▸ Source excerpt
— begin —
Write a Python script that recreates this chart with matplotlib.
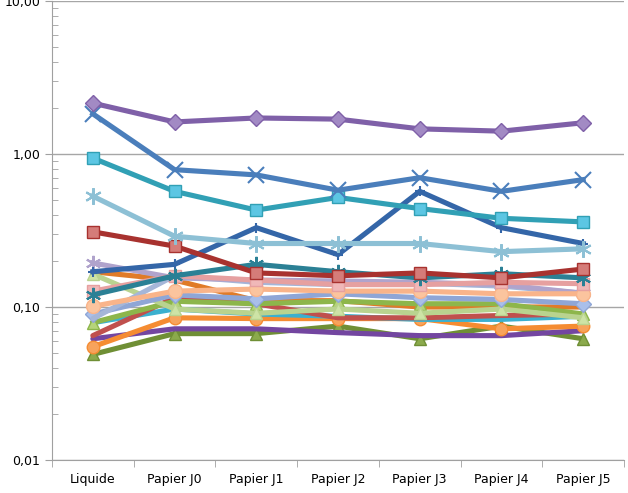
import matplotlib.pyplot as plt
from matplotlib.ticker import FixedLocator, LogLocator, NullFormatter

# Catégories de l'axe x
categories = ['Liquide', 'Papier J0', 'Papier J1', 'Papier J2', 'Papier J3', 'Papier J4', 'Papier J5']

# Valeurs (échelle log)
s_orange_fonce = [0.17, 0.15, 0.11, 0.11, 0.10, 0.10, 0.10]
s_olive = [0.049, 0.067, 0.067, 0.075, 0.062, 0.075, 0.062]
s_violet = [0.062, 0.072, 0.072, 0.068, 0.065, 0.065, 0.070]
s_orange = [0.055, 0.085, 0.084, 0.084, 0.084, 0.072, 0.075]
s_aqua = [0.079, 0.097, 0.090, 0.087, 0.083, 0.083, 0.087]
s_rouge2 = [0.065, 0.115, 0.105, 0.085, 0.085, 0.088, 0.090]
s_vert = [0.079, 0.109, 0.105, 0.109, 0.105, 0.105, 0.090]
s_vert_clair = [0.164, 0.097, 0.091, 0.097, 0.091, 0.097, 0.085]
s_pervenche_los = [0.090, 0.120, 0.113, 0.122, 0.115, 0.112, 0.105]
s_pervenche = [0.084, 0.160, 0.145, 0.140, 0.143, 0.137, 0.123]
s_lavande = [0.194, 0.155, 0.150, 0.148, 0.145, 0.140, 0.123]
s_peche = [0.101, 0.127, 0.131, 0.127, 0.127, 0.122, 0.122]
s_rose = [0.127, 0.160, 0.150, 0.140, 0.140, 0.145, 0.142]
s_bleu_fonce = [0.17, 0.19, 0.33, 0.22, 0.57, 0.33, 0.26]
s_teal_fonce = [0.12, 0.16, 0.19, 0.17, 0.155, 0.165, 0.155]
s_rouge = [0.31, 0.25, 0.167, 0.16, 0.167, 0.155, 0.177]
s_bleu_clair = [0.53, 0.29, 0.26, 0.26, 0.26, 0.23, 0.24]
s_teal_carre = [0.94, 0.57, 0.43, 0.52, 0.44, 0.38, 0.36]
s_bleu_x = [1.83, 0.79, 0.73, 0.58, 0.70, 0.57, 0.68]
s_violet_los = [2.15, 1.62, 1.72, 1.69, 1.46, 1.41, 1.60]

asterisque = (6, 2, 0)

# (valeurs, couleur ligne, marqueur, couleur remplissage, taille)
series = [
    (s_orange_fonce, '#E07B28', None, None, 0),
    (s_olive, '#6F8F35', '^', '#8BAA4C', 9),
    (s_violet, '#7346A0', None, None, 0),
    (s_orange, '#F58C32', 'o', '#F7A35C', 9),
    (s_aqua, '#3BB0CF', None, None, 0),
    (s_rouge2, '#C0504D', None, None, 0),
    (s_vert, '#8DB64B', '^', '#B5D47A', 9),
    (s_vert_clair, '#B9D38F', '^', '#CDE3A6', 9),
    (s_pervenche_los, '#8FA6D6', 'D', '#A9BFEA', 8),
    (s_pervenche, '#A5B6D8', None, None, 0),
    (s_lavande, '#B0A3CC', asterisque, None, 11),
    (s_peche, '#F9B48A', 'o', '#FBC49E', 10),
    (s_rose, '#E6A0A0', 's', '#F0B8B8', 9),
    (s_bleu_fonce, '#3466A8', '+', None, 7),
    (s_teal_fonce, '#2B8095', asterisque, None, 11),
    (s_rouge, '#A8322F', 's', '#D57C79', 9),
    (s_bleu_clair, '#8DC0D5', asterisque, None, 12),
    (s_teal_carre, '#31A0B5', 's', '#5CC6E3', 9),
    (s_bleu_x, '#4A7EBB', 'x', None, 11),
    (s_violet_los, '#7F60A8', 'D', '#A28AC4', 8),
]

fig = plt.figure(figsize=(6.28, 4.93), dpi=100)
ax = fig.add_axes([52 / 628, 33 / 493, 572 / 628, 459 / 493])

x = list(range(len(categories)))
for vals, couleur, marq, face, taille in series:
    if marq is None:
        ax.plot(x, vals, color=couleur, linewidth=3.7, solid_capstyle='round')
    elif face is None:
        ax.plot(x, vals, color=couleur, linewidth=3.7, marker=marq,
                markersize=taille, markeredgewidth=1.5, markeredgecolor=couleur)
    else:
        ax.plot(x, vals, color=couleur, linewidth=3.7, marker=marq,
                markersize=taille, markerfacecolor=face, markeredgecolor=couleur,
                markeredgewidth=1.0)

ax.set_yscale('log')
ax.set_ylim(0.01, 10)
ax.set_xlim(-0.5, len(categories) - 0.5)

ax.set_yticks([0.01, 0.1, 1, 10])
ax.set_yticklabels(['0,01', '0,10', '1,00', '10,00'])
ax.yaxis.set_minor_locator(LogLocator(base=10, subs=range(2, 10)))
ax.yaxis.set_minor_formatter(NullFormatter())

ax.set_xticks(x)
ax.set_xticklabels(categories)
ax.xaxis.set_minor_locator(FixedLocator([i - 0.5 for i in range(len(categories) + 1)]))
ax.tick_params(axis='x', which='major', length=0, pad=9)
ax.tick_params(axis='x', which='minor', length=5, color='#A0A0A0', direction='out')
ax.tick_params(axis='y', which='major', length=5, color='#A0A0A0', direction='out')
ax.tick_params(axis='y', which='minor', length=4, color='#A0A0A0', direction='in')
ax.tick_params(labelsize=9)

ax.grid(axis='y', which='major', color='#A6A6A6', linewidth=1.0)
ax.set_axisbelow(True)

for cote in ['top', 'right']:
    ax.spines[cote].set_visible(False)
for cote in ['left', 'bottom']:
    ax.spines[cote].set_color('#A0A0A0')

fig.savefig('out.png', dpi=100)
— end —
▸ What to work on
Go from the first line of the data above to the line containing "categories = ['Liquide', 'Papier" and retype exactly those lines, both included, but none of the pictures.

▸ Correct answer
Write a Python script that recreates this chart with matplotlib.
import matplotlib.pyplot as plt
from matplotlib.ticker import FixedLocator, LogLocator, NullFormatter

# Catégories de l'axe x
categories = ['Liquide', 'Papier J0', 'Papier J1', 'Papier J2', 'Papier J3', 'Papier J4', 'Papier J5']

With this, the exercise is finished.